Soixante-quinze ans après les bombardements atomiques des villes japonaises de Hiroshima et Nagasaki, les derniers survivants de la double tragédie s’efforcent toujours d’en perpétuer la mémoire, tout en passant progressivement le relais aux générations suivantes.
Les « hibakusha », littéralement « personnes affectées par la bombe », ont pendant des décennies porté avec force leur appel à bannir l’arme nucléaire.
On en dénombre encore 136.700 environ, mais leur âge moyen est d’un peu plus de 83 ans, selon le ministère japonais de la Santé.
Et beaucoup étaient des nouveaux-nés ou encore dans le ventre de leur mère en ces matins des 6 et 9 août 1945.
« Il ne faut pas que cela se reproduise », et pour cela « les gens doivent entendre les faits », rappelle à l’AFP, juste avant l’anniversaire de ces attaques, Terumi Tanaka, 88 ans, survivant de la bombe de Nagasaki.
Il avait 13 ans lorsque le 9 août 1945 la bombe américaine a frappé sa ville, où 74.000 personnes sont mortes sur le coup et dans les mois qui ont suivi.
Trois jours auparavant, la première attaque nucléaire de l’Histoire avait frappé Hiroshima, tuant 140.000 personnes.
M. Tanaka a passé la majeure partie de sa vie à partager son expérience, dans l’espoir que les armes nucléaires soient interdites.
Mais « tôt ou tard, nous disparaîtrons tous », souligne M. Tanaka.
IL a participé à la création du groupe « No More Hibakusha Project » (« Projet plus jamais de Hibakusha »), qui préserver les archives, « y compris ce que nous avons nous-mêmes écrit » dit-il, afin que la génération suivante « puisse les utiliser » dans ses campagnes contre l’arme atomique.
Il reconnaît que les interventions de hibakusha n’attirent souvent plus qu’une poignée de personnes.
A 74 ans, Jiro Hamasumi fait partie des plus jeunes survivants. Sa mère était enceinte lorsque la bombe a explosé à Hiroshima.
Son père a été tué, très probablement sur le coup. « Il ne se passe pas un jour sans que je pense à mon père », a-t-il dit à l’AFP au cours d’un entretien accordé à son domicile.
Ce qu’il sait du bombardement lui vient de sa fratrie: la lumière aveuglante, le bruit assourdissant de l’explosion de la bombe connue sous le nom de Little Boy et l’horreur qui a suivi.
Son père était au travail à quelques centaines de mètres de l’épicentre. Sa mère a alors essayé de se rendre au bureau de son mari avec ses enfants mais « la chaleur et l’odeur de chair brûlée » les ont arrêtés.

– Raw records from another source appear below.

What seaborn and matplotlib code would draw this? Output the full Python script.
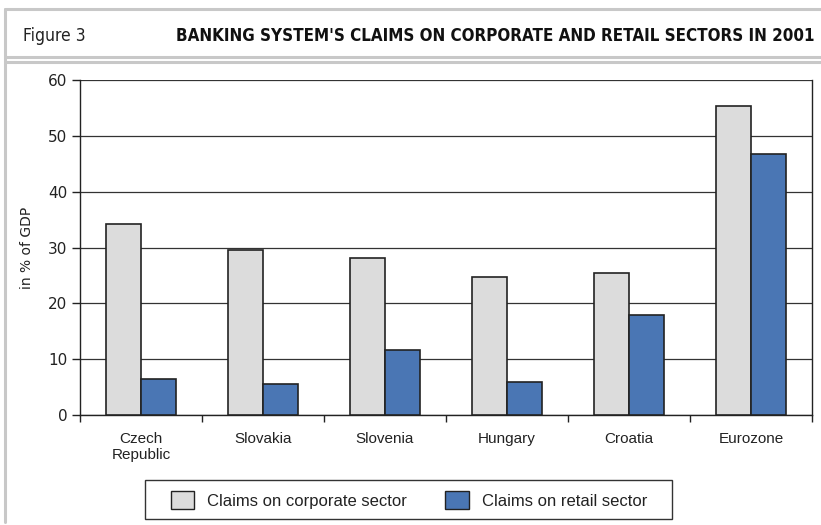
import matplotlib
matplotlib.use("Agg")
import matplotlib.pyplot as plt
import matplotlib.patches as mpatches
import matplotlib.lines as mlines
import seaborn as sns
import pandas as pd

categories = ["Czech\nRepublic", "Slovakia", "Slovenia", "Hungary", "Croatia", "Eurozone"]
corporate = [34.2, 29.6, 28.1, 24.7, 25.4, 55.4]
retail = [6.4, 5.6, 11.6, 5.9, 17.9, 46.8]
series_names = ["Claims on corporate sector", "Claims on retail sector"]
colors = ["#dcdcdc", "#4a76b4"]
yticks = [0, 10, 20, 30, 40, 50, 60]

df = pd.DataFrame({
    "country": categories * 2,
    "value": corporate + retail,
    "series": [series_names[0]] * len(categories) + [series_names[1]] * len(categories),
})

sns.set_theme(style="white")
plt.rcParams["font.family"] = ["Liberation Sans", "DejaVu Sans"]

fig = plt.figure(figsize=(8.21, 5.25), dpi=100)
W, H = 821, 525


def fx(x):
    return x / W


def fy(y):
    return 1 - y / H


# frame lines
gray = "#c8c8c8"
for (x0, y0, x1, y1) in [(5, 9, 821, 9), (5, 57, 821, 57), (5, 62, 821, 62), (5, 9, 5, 522)]:
    fig.add_artist(mlines.Line2D([fx(x0), fx(x1)], [fy(y0), fy(y1)], color=gray, lw=2.2,
                                 transform=fig.transFigure))

fig.text(fx(23), fy(36), "Figure 3", fontsize=12.5, color="#222222", va="center", ha="left",
         family="DejaVu Sans", fontstretch="condensed")
title = fig.text(fx(176), fy(36),
                 "BANKING SYSTEM'S CLAIMS ON CORPORATE AND RETAIL SECTORS IN 2001",
                 fontsize=12, fontweight="bold", color="#111111", va="center", ha="left",
                 family="DejaVu Sans", fontstretch="condensed")
renderer = fig.canvas.get_renderer()
tw = title.get_window_extent(renderer).width
target = 814 - 176
title.set_fontsize(12 * target / tw)

ax = fig.add_axes([fx(80), fy(415), fx(812) - fx(80), fy(80) - fy(415)])
sns.barplot(data=df, x="country", y="value", hue="series", palette=colors, saturation=1,
            width=0.57, gap=0, edgecolor="#222222", linewidth=1.2, ax=ax, legend=False,
            zorder=3)

ax.set_ylim(0, 60)
ax.set_xlim(-0.5, len(categories) - 0.5)
ax.set_yticks(yticks)
ax.set_yticklabels([str(t) for t in yticks], family="DejaVu Sans", fontsize=11, color="#222222")
ax.yaxis.grid(True, color="#333333", lw=0.9, zorder=0)
ax.set_axisbelow(True)
for s in ["left", "bottom", "right"]:
    ax.spines[s].set_visible(True)
    ax.spines[s].set_color("#222222")
    ax.spines[s].set_linewidth(1.0)
ax.spines["top"].set_visible(False)
ax.tick_params(axis="y", direction="out", length=6, width=1, color="#222222", left=True, pad=3)

# category labels centered, ticks at boundaries
ax.set_xticks(range(len(categories)))
ax.set_xticklabels(categories, fontsize=11, color="#222222", linespacing=1.25)
ax.tick_params(axis="x", length=0, pad=12)
ax.set_xticks([i - 0.5 for i in range(len(categories) + 1)], minor=True)
ax.tick_params(axis="x", which="minor", direction="out", length=5, width=1, color="#222222",
               bottom=True)
ax.set_xlabel("")
ax.set_ylabel("in % of GDP", family="DejaVu Sans", fontsize=10, color="#222222", labelpad=10)

# legend (frame drawn as rectangle in figure pixels)
fig.add_artist(mpatches.Rectangle((fx(145), fy(519)), fx(672) - fx(145), fy(480) - fy(519),
                                  transform=fig.transFigure, fill=False, edgecolor="#333333",
                                  lw=1.0))
handles = [mpatches.Patch(facecolor=c, edgecolor="#222222", lw=1.0) for c in colors]
leg = fig.legend(handles, series_names, loc="center", bbox_to_anchor=(fx(409), fy(500)),
                 ncol=2, frameon=False, fontsize=12, handlelength=1.4,
                 handleheight=1.2, columnspacing=2.3, handletextpad=0.8,
                 borderpad=0.0)
for t in leg.get_texts():
    t.set_color("#222222")

fig.savefig("out.png", dpi=100)
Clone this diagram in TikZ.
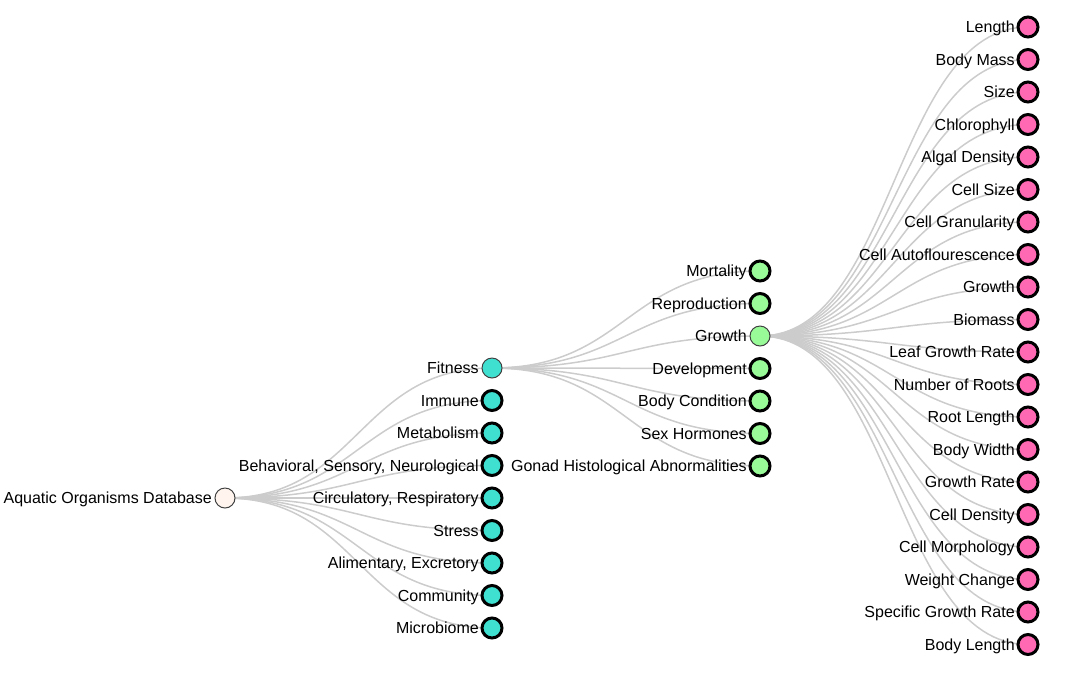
\documentclass[tikz,border=0pt]{standalone}
\usepackage{fontspec}
\setmainfont{Liberation Sans}
\usepackage{tikz}
\usetikzlibrary{calc,backgrounds}
\usepackage{xcolor}
\definecolor{linkgray}{HTML}{CCCCCC}
\definecolor{rootfill}{HTML}{FFF5EE}
\definecolor{turq}{HTML}{40E0D0}
\definecolor{lgreen}{HTML}{98FB98}
\definecolor{hpink}{HTML}{FF69B4}
\tikzset{
  every node/.style={font=\fontsize{12pt}{14pt}\selectfont},
  every label/.style={font=\fontsize{12pt}{14pt}\selectfont, inner sep=0pt,
    text height=8.4pt, text depth=0pt, xshift=-2.25pt}
}
\begin{document}
\begin{tikzpicture}[x=0.75pt, y=-0.75pt]
  \tikzset{
    open/.style={
      draw=black!75,
      circle,
      minimum size=15pt,
      inner sep=0pt,
      outer sep=0pt,
      line width=0.75pt,
      label distance=2.25pt
    },
    shut/.style={
      draw=black,
      circle,
      minimum size=15pt,
      inner sep=0pt,
      outer sep=0pt,
      line width=2.25pt,
      label distance=2.25pt
    },
    link/.style={
      draw=linkgray,
      line width=1.125pt,
      to path={let \p1=(\tikztostart), \p2=(\tikztotarget) in
        .. controls ({0.5*\x1+0.5*\x2},\y1) and ({0.5*\x1+0.5*\x2},\y2) .. (\tikztotarget)}
    }
  }
  \useasboundingbox (0,0) rectangle (1069,672);

  % Root
  \node[open, fill=rootfill, label={left:Aquatic Organisms Database}] (root) at (225,498) {};

  % First level
  \node[open, fill=turq, label={left:Fitness}] (fit) at (492,368) {};
  \node[shut, fill=turq, label={left:Immune}] (imm) at (492,400.5) {};
  \node[shut, fill=turq, label={left:Metabolism}] (met) at (492,433) {};
  \node[shut, fill=turq, label={left:{Behavioral, Sensory, Neurological}}] (beh) at (492,465.5) {};
  \node[shut, fill=turq, label={left:{Circulatory, Respiratory}}] (cir) at (492,498) {};
  \node[shut, fill=turq, label={left:Stress}] (str) at (492,530.5) {};
  \node[shut, fill=turq, label={left:{Alimentary, Excretory}}] (ali) at (492,563) {};
  \node[shut, fill=turq, label={left:Community}] (com) at (492,595.5) {};
  \node[shut, fill=turq, label={left:Microbiome}] (mic) at (492,628) {};

  % Second level
  \node[shut, fill=lgreen, label={left:Mortality}] (mor) at (760,271) {};
  \node[shut, fill=lgreen, label={left:Reproduction}] (rep) at (760,303.5) {};
  \node[open, fill=lgreen, label={left:Growth}] (gro) at (760,336) {};
  \node[shut, fill=lgreen, label={left:Development}] (dev) at (760,368.5) {};
  \node[shut, fill=lgreen, label={left:Body Condition}] (bcon) at (760,401) {};
  \node[shut, fill=lgreen, label={left:Sex Hormones}] (sex) at (760,433.5) {};
  \node[shut, fill=lgreen, label={left:Gonad Histological Abnormalities}] (gon) at (760,466) {};

  % Third level
  \node[shut, fill=hpink, label={left:Length}] (len) at (1028,27) {};
  \node[shut, fill=hpink, label={left:Body Mass}] (bmass) at (1028,59.5) {};
  \node[shut, fill=hpink, label={left:Size}] (size) at (1028,92) {};
  \node[shut, fill=hpink, label={left:Chlorophyll}] (chl) at (1028,124.5) {};
  \node[shut, fill=hpink, label={left:Algal Density}] (alg) at (1028,157) {};
  \node[shut, fill=hpink, label={left:Cell Size}] (csize) at (1028,189.5) {};
  \node[shut, fill=hpink, label={left:Cell Granularity}] (cgran) at (1028,222) {};
  \node[shut, fill=hpink, label={left:Cell Autoflourescence}] (caut) at (1028,254.5) {};
  \node[shut, fill=hpink, label={left:Growth}] (grw) at (1028,287) {};
  \node[shut, fill=hpink, label={left:Biomass}] (bio) at (1028,319.5) {};
  \node[shut, fill=hpink, label={left:Leaf Growth Rate}] (leaf) at (1028,352) {};
  \node[shut, fill=hpink, label={left:Number of Roots}] (nroot) at (1028,384.5) {};
  \node[shut, fill=hpink, label={left:Root Length}] (rlen) at (1028,417) {};
  \node[shut, fill=hpink, label={left:Body Width}] (bwid) at (1028,449.5) {};
  \node[shut, fill=hpink, label={left:Growth Rate}] (grate) at (1028,482) {};
  \node[shut, fill=hpink, label={left:Cell Density}] (cden) at (1028,514.5) {};
  \node[shut, fill=hpink, label={left:Cell Morphology}] (cmor) at (1028,547) {};
  \node[shut, fill=hpink, label={left:Weight Change}] (wch) at (1028,579.5) {};
  \node[shut, fill=hpink, label={left:Specific Growth Rate}] (sgr) at (1028,612) {};
  \node[shut, fill=hpink, label={left:Body Length}] (blen) at (1028,644.5) {};

  % Links
  \begin{scope}[on background layer]
    \draw[link] (root.center) to (fit.center);
    \draw[link] (root.center) to (imm.center);
    \draw[link] (root.center) to (met.center);
    \draw[link] (root.center) to (beh.center);
    \draw[link] (root.center) to (cir.center);
    \draw[link] (root.center) to (str.center);
    \draw[link] (root.center) to (ali.center);
    \draw[link] (root.center) to (com.center);
    \draw[link] (root.center) to (mic.center);

    \draw[link] (fit.center) to (mor.center);
    \draw[link] (fit.center) to (rep.center);
    \draw[link] (fit.center) to (gro.center);
    \draw[link] (fit.center) to (dev.center);
    \draw[link] (fit.center) to (bcon.center);
    \draw[link] (fit.center) to (sex.center);
    \draw[link] (fit.center) to (gon.center);

    \draw[link] (gro.center) to (len.center);
    \draw[link] (gro.center) to (bmass.center);
    \draw[link] (gro.center) to (size.center);
    \draw[link] (gro.center) to (chl.center);
    \draw[link] (gro.center) to (alg.center);
    \draw[link] (gro.center) to (csize.center);
    \draw[link] (gro.center) to (cgran.center);
    \draw[link] (gro.center) to (caut.center);
    \draw[link] (gro.center) to (grw.center);
    \draw[link] (gro.center) to (bio.center);
    \draw[link] (gro.center) to (leaf.center);
    \draw[link] (gro.center) to (nroot.center);
    \draw[link] (gro.center) to (rlen.center);
    \draw[link] (gro.center) to (bwid.center);
    \draw[link] (gro.center) to (grate.center);
    \draw[link] (gro.center) to (cden.center);
    \draw[link] (gro.center) to (cmor.center);
    \draw[link] (gro.center) to (wch.center);
    \draw[link] (gro.center) to (sgr.center);
    \draw[link] (gro.center) to (blen.center);
  \end{scope}
\end{tikzpicture}
\end{document}
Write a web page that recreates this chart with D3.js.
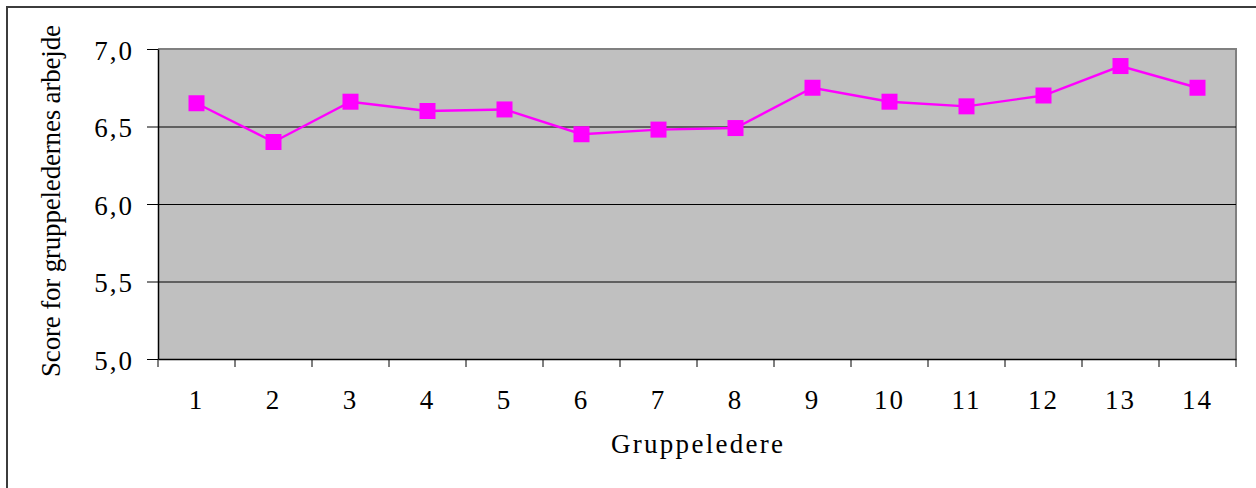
<!DOCTYPE html>
<html>
<head>
  <meta charset="utf-8" />
  <title>Score for gruppeledernes arbejde</title>
  <script src="https://d3js.org/d3.v7.min.js"></script>
  <style>
    body { margin: 0; background: #fff; }
    svg text { font-family: "Liberation Serif", "Times New Roman", serif; fill: #000; }
    .tick text { font-size: 27px; letter-spacing: 2px; }
  </style>
</head>
<body>
  <script type="text/javascript">
    // - - - - - DATA - - - - - //
    var leaders = ["1", "2", "3", "4", "5", "6", "7", "8", "9", "10", "11", "12", "13", "14"];
    var scores = [6.65, 6.40, 6.66, 6.60, 6.61, 6.45, 6.48, 6.49, 6.75, 6.66, 6.63, 6.70, 6.89, 6.75];
    var yTicks = [5.0, 5.5, 6.0, 6.5, 7.0];

    // - - - - - LAYOUT - - - - - //
    var W = 1256, H = 488;
    var margin = {top: 49, right: 20, bottom: 129, left: 158},
        width = W - margin.left - margin.right,
        height = H - margin.top - margin.bottom;

    var svg = d3.select("body").append("svg")
        .attr("width", W)
        .attr("height", H);

    // outer chart frame (cut off at right and bottom)
    svg.append("rect")
        .attr("x", 7).attr("y", 7)
        .attr("width", W + 10).attr("height", H + 10)
        .attr("fill", "#fff")
        .attr("stroke", "#3c3c3c")
        .attr("stroke-width", 2);

    var g = svg.append("g")
        .attr("transform", "translate(" + margin.left + "," + margin.top + ")");

    var x = d3.scaleBand().domain(leaders).range([0, width]);
    var y = d3.scaleLinear().domain([5, 7]).range([height, 0]);

    // plot area
    g.append("rect")
        .attr("width", width).attr("height", height)
        .attr("fill", "#c0c0c0");
    g.append("path")
        .attr("d", "M0,0H" + width + "V" + height)
        .attr("fill", "none")
        .attr("stroke", "#808080")
        .attr("stroke-width", 2);

    // gridlines
    g.append("g")
        .call(d3.axisLeft(y).tickValues(yTicks.slice(1, -1)).tickSize(-width).tickFormat(""))
        .call(function(s) { s.select(".domain").remove(); })
        .selectAll("line").attr("stroke", "#000").attr("stroke-width", 1);

    // y axis
    var fmt = function(d) { return d3.format(".1f")(d).replace(".", ","); };
    var yAxis = g.append("g")
        .call(d3.axisLeft(y).tickValues(yTicks).tickSize(11).tickSizeOuter(0).tickPadding(13).tickFormat(fmt));
    yAxis.select(".domain").attr("stroke", "#000").attr("stroke-width", 1.5);
    yAxis.selectAll(".tick line").attr("stroke", "#000");
    yAxis.selectAll(".tick text").attr("dy", "0.38em");

    // x axis: labels centred in bands, ticks on band edges
    var xAxis = g.append("g")
        .attr("transform", "translate(0," + height + ")")
        .call(d3.axisBottom(x).tickSize(0).tickPadding(31));
    xAxis.select(".domain").attr("stroke", "#000").attr("stroke-width", 1.5);

    var edges = leaders.map(function(d) { return x(d); }).concat([width]);
    xAxis.selectAll(".edge")
        .data(edges)
      .enter().append("line")
        .attr("class", "edge")
        .attr("x1", function(d) { return d; })
        .attr("x2", function(d) { return d; })
        .attr("y1", 0).attr("y2", 8)
        .attr("stroke", "#000");

    // series
    var line = d3.line()
        .x(function(d, i) { return x(leaders[i]) + x.bandwidth() / 2; })
        .y(function(d) { return y(d); });

    g.append("path")
        .datum(scores)
        .attr("d", line)
        .attr("fill", "none")
        .attr("stroke", "#ff00ff")
        .attr("stroke-width", 2.4);

    var ms = 16;
    g.selectAll(".marker")
        .data(scores)
      .enter().append("rect")
        .attr("class", "marker")
        .attr("x", function(d, i) { return x(leaders[i]) + x.bandwidth() / 2 - ms / 2; })
        .attr("y", function(d) { return y(d) - ms / 2; })
        .attr("width", ms).attr("height", ms)
        .attr("fill", "#ff00ff");

    // axis titles
    svg.append("text")
        .attr("x", 697).attr("y", 453)
        .attr("text-anchor", "middle")
        .attr("font-size", 27)
        .attr("textLength", 172)
        .attr("lengthAdjust", "spacing")
        .text("Gruppeledere");

    svg.append("text")
        .attr("transform", "translate(60,201) rotate(-90)")
        .attr("text-anchor", "middle")
        .attr("font-size", 27)
        .attr("textLength", 352)
        .attr("lengthAdjust", "spacing")
        .text("Score for gruppeledernes arbejde");
  </script>
</body>
</html>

Ils n’y ont finalement trouvé que « quelque chose qui ressemblait à son corps » et n’ont pu ramasser qu’une boucle de ceinture, une clé et une partie de son portefeuille.
Né en février 1946, M. Hamasumi a échappé aux séquelles dont ont souffert de nombreux enfants exposés aux radiations dans l’utérus de leur mère.
Mais cette attaque nucléaire a défini toute son existence et lui aussi a consacré des décennies à faire campagne contre l’arme nucléaire.
« Le parapluie nucléaire », c’est-à-dire la garantie de protection d’un pays par un Etat allié disposant de l’arme nucléaire, n’évoque en lui « que le nuage en champignon » d’une explosion atomique, résume-t-il.
Au fur et à mesure qu’ils vieillissent, les hibakusha passent la main à de jeunes militants, dont beaucoup sont originaires de Hiroshima et Nagasaki et qui ont été élevés dans les souvenirs des survivants de la bombe.
L’un d’entre eux est Mitsuhiro Hayashida, 28 ans, petit-fils de hibakusha de Nagasaki, qui organise des événements avec des survivants et qui contribue aussi au suivi d’une pétition internationale pour l’interdiction de l’arme nucléaire ayant déjà recueilli plus de 11 millions de signatures.
« Aujourd’hui les enfants et petits-enfants de survivants comme moi militent, mais le poids de nos mots n’est probablement même pas la moitié de celui des paroles des survivants », déplore-t-il auprès de l’AFP.
« Il faut vraiment que le monde se dirige vers l’abolition de l’arme nucléaire pendant qu’ils sont en vie », plaide-t-il.